- _What the task requires_
Write out, word for word, every line from the first one through the line that holds "17.5, 18.65, 16.59];", and nothing else; skip the pictures.

(begin)

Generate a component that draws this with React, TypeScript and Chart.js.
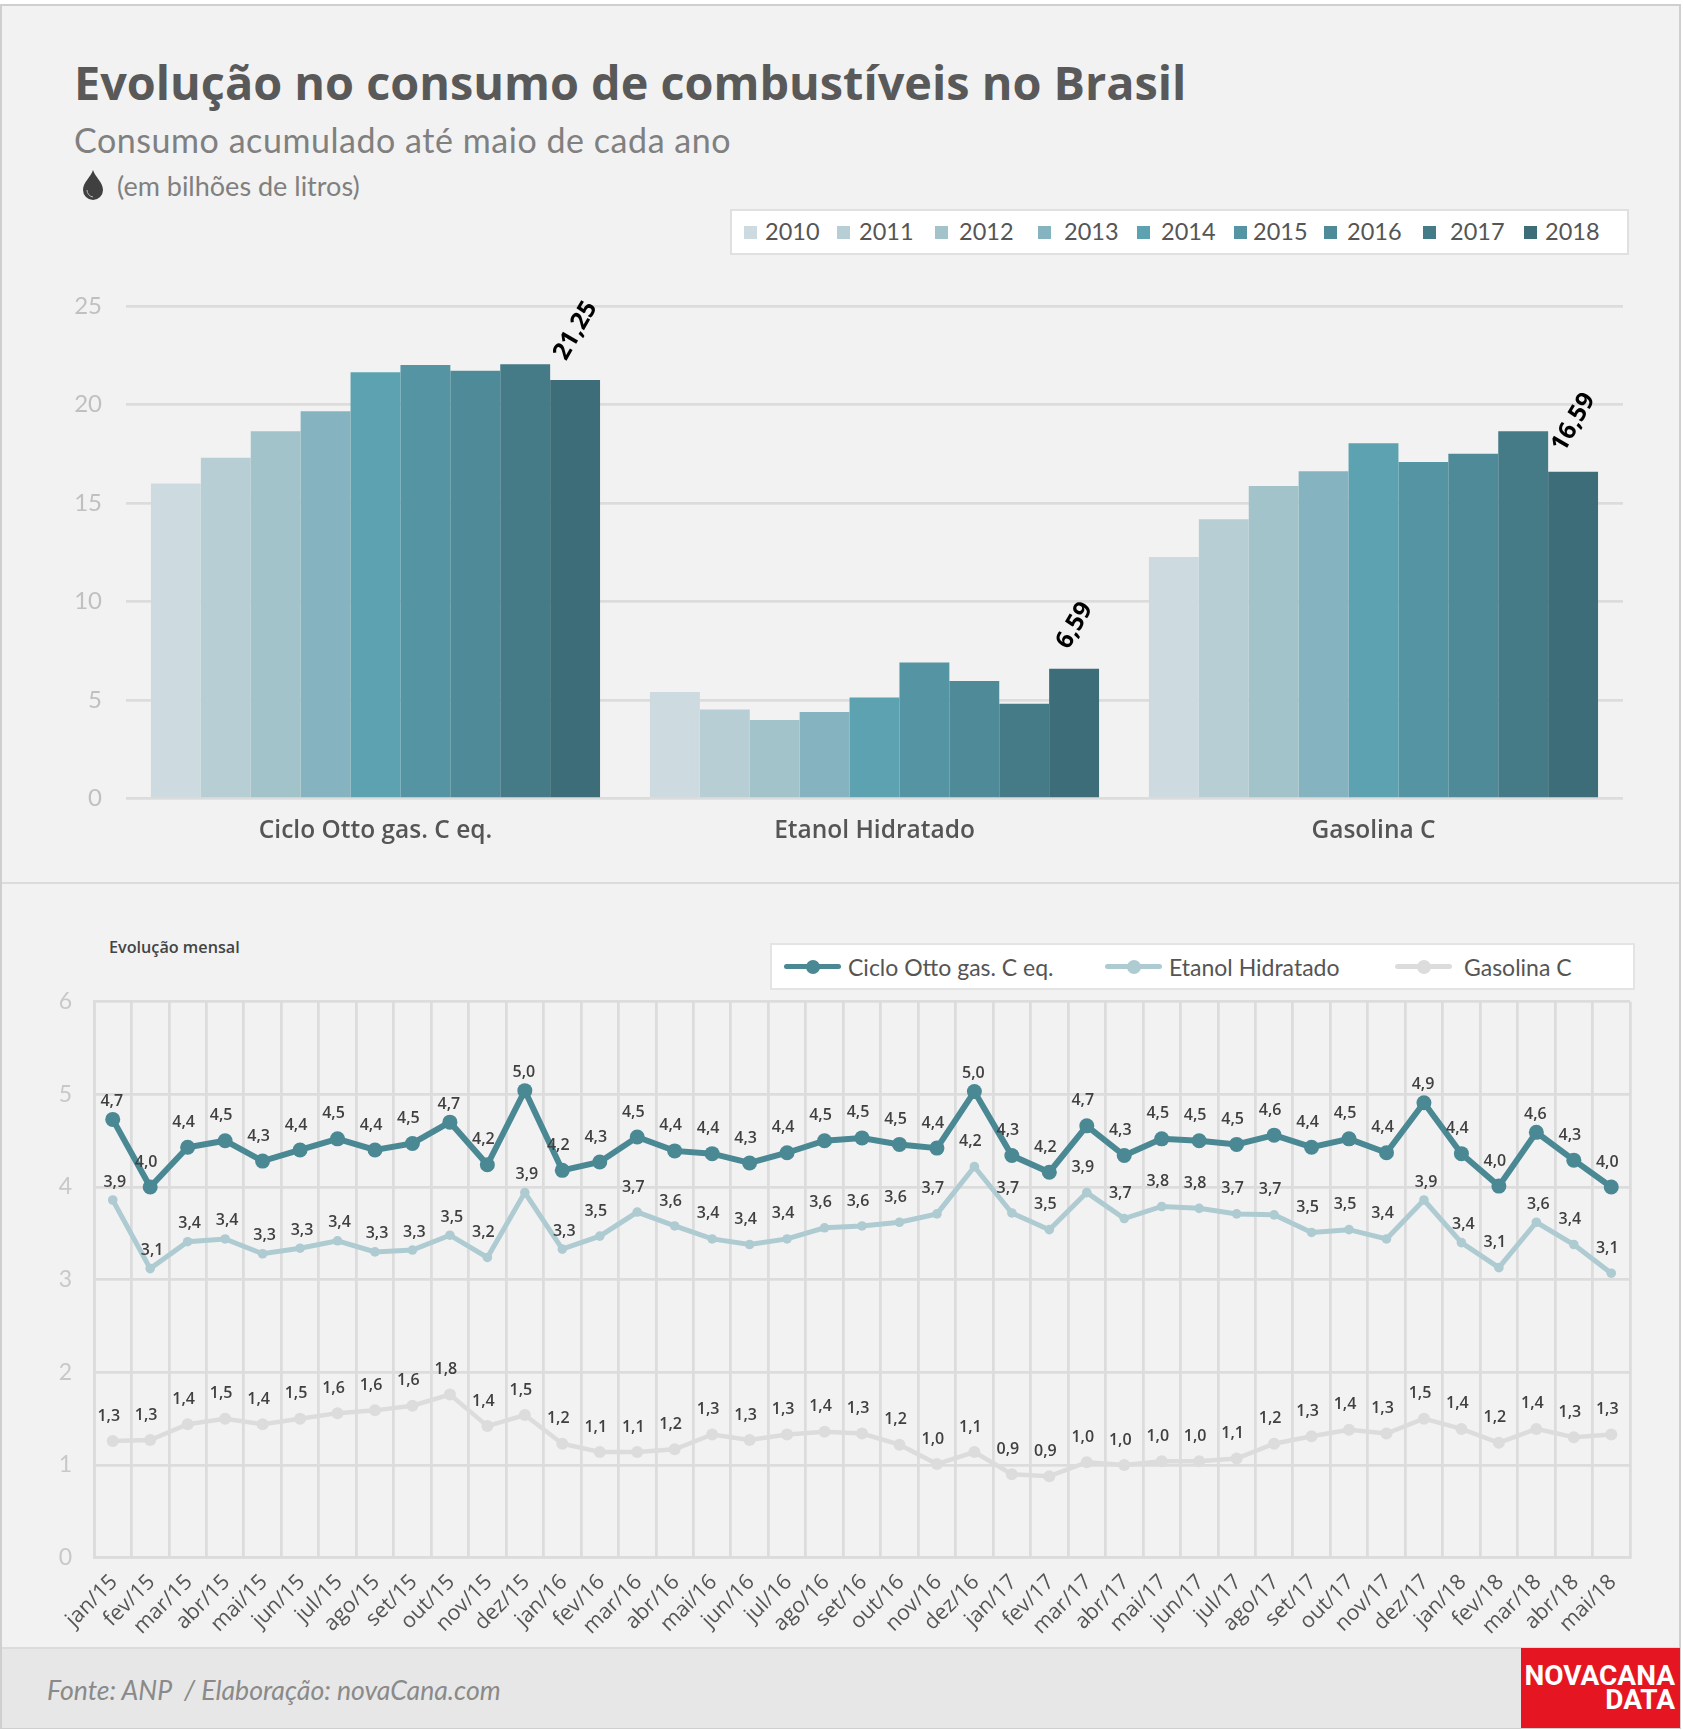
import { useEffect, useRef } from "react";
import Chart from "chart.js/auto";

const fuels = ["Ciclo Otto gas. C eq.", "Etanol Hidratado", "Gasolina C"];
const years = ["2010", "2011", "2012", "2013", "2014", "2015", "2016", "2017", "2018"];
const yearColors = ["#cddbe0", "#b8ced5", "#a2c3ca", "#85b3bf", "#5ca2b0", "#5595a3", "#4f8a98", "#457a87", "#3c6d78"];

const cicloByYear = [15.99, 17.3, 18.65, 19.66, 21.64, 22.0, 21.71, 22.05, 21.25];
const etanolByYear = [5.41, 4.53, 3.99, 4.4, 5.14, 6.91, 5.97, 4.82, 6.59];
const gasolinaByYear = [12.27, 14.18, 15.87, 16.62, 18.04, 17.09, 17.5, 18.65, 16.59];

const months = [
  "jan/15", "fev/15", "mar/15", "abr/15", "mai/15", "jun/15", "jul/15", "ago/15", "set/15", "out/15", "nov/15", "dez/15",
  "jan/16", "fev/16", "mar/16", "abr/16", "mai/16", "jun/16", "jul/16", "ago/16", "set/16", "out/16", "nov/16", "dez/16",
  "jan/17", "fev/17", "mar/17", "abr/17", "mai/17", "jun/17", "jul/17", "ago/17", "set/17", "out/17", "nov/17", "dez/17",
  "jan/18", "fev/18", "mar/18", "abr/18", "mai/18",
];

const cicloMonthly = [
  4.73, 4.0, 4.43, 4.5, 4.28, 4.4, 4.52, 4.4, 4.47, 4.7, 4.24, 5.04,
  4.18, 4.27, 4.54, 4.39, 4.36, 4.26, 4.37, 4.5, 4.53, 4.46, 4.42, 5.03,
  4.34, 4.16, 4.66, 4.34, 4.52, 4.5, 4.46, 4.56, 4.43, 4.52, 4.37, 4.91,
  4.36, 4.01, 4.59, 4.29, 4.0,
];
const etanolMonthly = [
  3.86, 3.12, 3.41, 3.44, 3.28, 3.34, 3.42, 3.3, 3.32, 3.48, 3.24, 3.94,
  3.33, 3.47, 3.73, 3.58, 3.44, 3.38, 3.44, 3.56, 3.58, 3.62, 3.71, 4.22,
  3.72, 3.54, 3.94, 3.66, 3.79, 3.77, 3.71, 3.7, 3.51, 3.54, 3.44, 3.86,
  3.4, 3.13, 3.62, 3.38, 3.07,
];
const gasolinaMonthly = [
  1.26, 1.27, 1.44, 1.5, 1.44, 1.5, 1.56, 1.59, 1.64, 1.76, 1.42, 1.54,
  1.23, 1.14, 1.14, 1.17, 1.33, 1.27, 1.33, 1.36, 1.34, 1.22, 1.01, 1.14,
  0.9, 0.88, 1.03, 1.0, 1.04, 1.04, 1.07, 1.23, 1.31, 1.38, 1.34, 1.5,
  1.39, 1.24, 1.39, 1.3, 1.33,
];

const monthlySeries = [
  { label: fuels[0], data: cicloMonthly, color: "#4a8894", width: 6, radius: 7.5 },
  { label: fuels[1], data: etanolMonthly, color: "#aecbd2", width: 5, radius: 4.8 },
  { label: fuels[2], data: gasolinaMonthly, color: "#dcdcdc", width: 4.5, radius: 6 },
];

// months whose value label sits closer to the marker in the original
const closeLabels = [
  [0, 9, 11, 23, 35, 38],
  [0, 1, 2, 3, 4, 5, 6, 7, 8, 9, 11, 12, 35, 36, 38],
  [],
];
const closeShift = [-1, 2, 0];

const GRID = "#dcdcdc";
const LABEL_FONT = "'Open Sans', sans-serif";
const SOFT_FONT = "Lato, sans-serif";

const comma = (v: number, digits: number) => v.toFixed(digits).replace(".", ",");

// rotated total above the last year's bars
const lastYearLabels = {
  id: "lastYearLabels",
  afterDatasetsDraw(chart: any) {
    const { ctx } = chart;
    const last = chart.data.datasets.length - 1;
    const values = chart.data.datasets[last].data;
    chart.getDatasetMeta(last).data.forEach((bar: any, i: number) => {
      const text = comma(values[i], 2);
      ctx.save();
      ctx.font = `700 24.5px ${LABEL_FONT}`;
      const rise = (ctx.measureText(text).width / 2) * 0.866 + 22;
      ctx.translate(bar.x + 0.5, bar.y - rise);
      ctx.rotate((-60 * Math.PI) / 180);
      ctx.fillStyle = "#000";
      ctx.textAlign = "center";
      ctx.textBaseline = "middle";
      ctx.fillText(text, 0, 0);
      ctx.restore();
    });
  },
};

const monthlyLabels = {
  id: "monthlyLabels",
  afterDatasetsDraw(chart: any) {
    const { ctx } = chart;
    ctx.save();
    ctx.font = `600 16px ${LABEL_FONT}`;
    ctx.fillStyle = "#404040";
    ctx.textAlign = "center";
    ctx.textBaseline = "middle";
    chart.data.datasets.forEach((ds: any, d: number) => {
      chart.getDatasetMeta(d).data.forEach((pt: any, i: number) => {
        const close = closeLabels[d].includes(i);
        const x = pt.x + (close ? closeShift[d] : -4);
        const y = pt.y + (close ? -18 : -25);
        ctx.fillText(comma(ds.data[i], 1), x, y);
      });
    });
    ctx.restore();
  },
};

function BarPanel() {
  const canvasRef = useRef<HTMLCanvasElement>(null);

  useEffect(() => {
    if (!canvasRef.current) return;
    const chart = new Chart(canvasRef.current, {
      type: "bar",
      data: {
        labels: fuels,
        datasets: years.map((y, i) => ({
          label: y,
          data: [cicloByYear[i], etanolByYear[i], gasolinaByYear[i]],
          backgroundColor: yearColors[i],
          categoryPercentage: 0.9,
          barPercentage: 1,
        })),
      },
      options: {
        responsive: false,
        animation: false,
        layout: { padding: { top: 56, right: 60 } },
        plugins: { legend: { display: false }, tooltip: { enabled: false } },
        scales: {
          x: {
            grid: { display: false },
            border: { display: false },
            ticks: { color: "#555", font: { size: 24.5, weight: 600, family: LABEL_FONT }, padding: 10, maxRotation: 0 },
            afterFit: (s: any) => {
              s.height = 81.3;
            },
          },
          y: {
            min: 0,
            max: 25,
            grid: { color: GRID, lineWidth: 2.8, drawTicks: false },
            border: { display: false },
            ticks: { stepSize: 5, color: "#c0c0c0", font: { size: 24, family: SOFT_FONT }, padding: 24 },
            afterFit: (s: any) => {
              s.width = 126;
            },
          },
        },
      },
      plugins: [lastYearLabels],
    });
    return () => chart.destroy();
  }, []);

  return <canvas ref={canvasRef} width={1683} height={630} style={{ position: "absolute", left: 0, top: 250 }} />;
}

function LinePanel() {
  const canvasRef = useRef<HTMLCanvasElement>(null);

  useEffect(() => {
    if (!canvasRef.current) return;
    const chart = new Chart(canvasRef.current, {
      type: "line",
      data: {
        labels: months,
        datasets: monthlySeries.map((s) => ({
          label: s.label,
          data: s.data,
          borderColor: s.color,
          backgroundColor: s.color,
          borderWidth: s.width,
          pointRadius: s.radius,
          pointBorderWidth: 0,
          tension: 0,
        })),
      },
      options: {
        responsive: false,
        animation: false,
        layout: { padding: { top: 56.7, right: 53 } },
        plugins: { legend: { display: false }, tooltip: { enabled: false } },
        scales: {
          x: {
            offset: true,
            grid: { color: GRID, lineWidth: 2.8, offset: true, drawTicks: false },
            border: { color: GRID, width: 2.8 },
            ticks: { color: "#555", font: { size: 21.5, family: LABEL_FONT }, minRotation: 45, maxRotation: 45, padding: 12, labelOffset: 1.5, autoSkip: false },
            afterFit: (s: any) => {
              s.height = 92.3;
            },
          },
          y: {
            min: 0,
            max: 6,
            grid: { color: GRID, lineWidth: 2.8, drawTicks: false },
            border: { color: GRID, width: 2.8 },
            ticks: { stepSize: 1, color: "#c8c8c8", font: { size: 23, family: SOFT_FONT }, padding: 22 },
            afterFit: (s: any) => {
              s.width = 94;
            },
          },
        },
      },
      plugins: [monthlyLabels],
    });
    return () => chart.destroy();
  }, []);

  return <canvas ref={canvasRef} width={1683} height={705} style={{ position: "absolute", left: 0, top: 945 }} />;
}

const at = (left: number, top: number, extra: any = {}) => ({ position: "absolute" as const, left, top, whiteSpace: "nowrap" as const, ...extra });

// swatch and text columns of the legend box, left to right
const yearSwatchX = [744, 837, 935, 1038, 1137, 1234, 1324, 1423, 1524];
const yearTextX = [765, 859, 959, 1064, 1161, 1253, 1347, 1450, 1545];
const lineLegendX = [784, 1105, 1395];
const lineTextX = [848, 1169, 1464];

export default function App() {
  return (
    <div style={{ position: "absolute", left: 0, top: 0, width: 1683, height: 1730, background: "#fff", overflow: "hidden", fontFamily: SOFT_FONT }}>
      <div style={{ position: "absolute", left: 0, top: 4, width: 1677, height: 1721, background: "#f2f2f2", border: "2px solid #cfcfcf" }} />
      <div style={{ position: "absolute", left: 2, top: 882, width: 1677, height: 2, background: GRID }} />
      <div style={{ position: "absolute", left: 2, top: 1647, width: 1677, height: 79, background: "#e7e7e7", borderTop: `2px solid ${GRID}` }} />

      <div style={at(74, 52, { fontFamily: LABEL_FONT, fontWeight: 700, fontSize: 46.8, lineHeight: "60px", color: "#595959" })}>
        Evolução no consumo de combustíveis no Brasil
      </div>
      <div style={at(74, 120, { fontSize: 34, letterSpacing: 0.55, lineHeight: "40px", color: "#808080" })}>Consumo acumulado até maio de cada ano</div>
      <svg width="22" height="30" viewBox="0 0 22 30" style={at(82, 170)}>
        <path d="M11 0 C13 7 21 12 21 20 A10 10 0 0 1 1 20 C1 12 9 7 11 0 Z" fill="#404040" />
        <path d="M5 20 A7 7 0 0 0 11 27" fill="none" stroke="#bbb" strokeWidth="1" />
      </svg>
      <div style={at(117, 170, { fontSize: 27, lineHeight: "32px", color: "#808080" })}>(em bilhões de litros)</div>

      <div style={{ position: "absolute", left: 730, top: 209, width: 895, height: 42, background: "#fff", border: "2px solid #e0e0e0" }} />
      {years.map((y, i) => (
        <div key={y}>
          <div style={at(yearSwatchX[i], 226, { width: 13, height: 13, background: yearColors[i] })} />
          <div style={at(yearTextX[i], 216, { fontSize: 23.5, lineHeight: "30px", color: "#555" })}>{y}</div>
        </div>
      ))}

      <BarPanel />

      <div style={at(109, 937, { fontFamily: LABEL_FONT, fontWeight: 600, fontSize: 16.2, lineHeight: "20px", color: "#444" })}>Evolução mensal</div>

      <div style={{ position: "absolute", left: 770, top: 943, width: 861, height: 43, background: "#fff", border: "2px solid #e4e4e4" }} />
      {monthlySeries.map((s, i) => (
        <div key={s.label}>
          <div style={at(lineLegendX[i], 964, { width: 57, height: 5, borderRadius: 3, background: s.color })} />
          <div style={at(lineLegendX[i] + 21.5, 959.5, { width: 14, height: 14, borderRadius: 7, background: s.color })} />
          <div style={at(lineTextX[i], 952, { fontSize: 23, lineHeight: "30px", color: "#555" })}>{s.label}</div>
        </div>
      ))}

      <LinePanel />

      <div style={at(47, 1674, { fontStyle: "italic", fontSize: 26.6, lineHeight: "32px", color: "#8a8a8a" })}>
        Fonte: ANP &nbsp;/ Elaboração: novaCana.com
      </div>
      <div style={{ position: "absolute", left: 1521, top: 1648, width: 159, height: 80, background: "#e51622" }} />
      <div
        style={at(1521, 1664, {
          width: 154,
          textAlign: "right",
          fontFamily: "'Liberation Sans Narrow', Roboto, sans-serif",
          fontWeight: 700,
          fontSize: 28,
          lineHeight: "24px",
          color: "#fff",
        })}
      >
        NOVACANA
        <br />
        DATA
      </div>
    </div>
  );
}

(end)

- _Written response_
Generate a component that draws this with React, TypeScript and Chart.js.
import { useEffect, useRef } from "react";
import Chart from "chart.js/auto";

const fuels = ["Ciclo Otto gas. C eq.", "Etanol Hidratado", "Gasolina C"];
const years = ["2010", "2011", "2012", "2013", "2014", "2015", "2016", "2017", "2018"];
const yearColors = ["#cddbe0", "#b8ced5", "#a2c3ca", "#85b3bf", "#5ca2b0", "#5595a3", "#4f8a98", "#457a87", "#3c6d78"];

const cicloByYear = [15.99, 17.3, 18.65, 19.66, 21.64, 22.0, 21.71, 22.05, 21.25];
const etanolByYear = [5.41, 4.53, 3.99, 4.4, 5.14, 6.91, 5.97, 4.82, 6.59];
const gasolinaByYear = [12.27, 14.18, 15.87, 16.62, 18.04, 17.09, 17.5, 18.65, 16.59];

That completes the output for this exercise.